"The Stripe Paradox"

La₂₋ₓBaₓCuO₄ at 1/8 doping is the poster child for stripe-suppressed superconductivity. Charge and spin stripes form a static order that pins the doping at exactly the ratio where superconductivity should be strongest, and the transition temperature drops to 5 K — an anomalous dip in an otherwise smooth dome. The conventional explanation: stripes compete with superconductivity.

The paper applies modest in-plane stress and watches the transition temperature rise to 37 K — a sevenfold increase from a mechanical perturbation. Muon-spin rotation shows that the stress suppresses the low-temperature tetragonal phase and reduces the volume fraction of static stripe order. The superconducting volume fraction increases in lockstep.

But the resolution isn’t “stripes bad, superconductivity good.” The 37 K transition temperature at 1/8 doping is optimal — as high as any doping in the La-214 family under the same conditions. The stripe-forming composition, freed from static order, hosts the strongest superconductivity. The stripe interactions that order statically at low stress appear to enhance the pairing at higher stress, when the static order is disrupted but the fluctuating correlations remain.

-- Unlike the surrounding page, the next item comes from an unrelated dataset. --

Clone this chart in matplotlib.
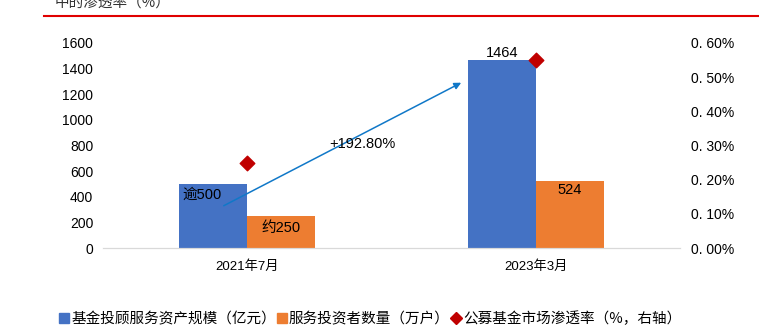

Static stripes suppress phase coherence, not pairing. The Cooper pairs form — the stripe interactions help them form — but they can’t establish long-range phase coherence through the static stripe matrix. Stress disrupts the static order while preserving the fluctuating pairing correlations.

Competition and cooperation from the same interaction, separated by whether the stripes are frozen or fluctuating. The paradox dissolves once you distinguish pairing from coherence.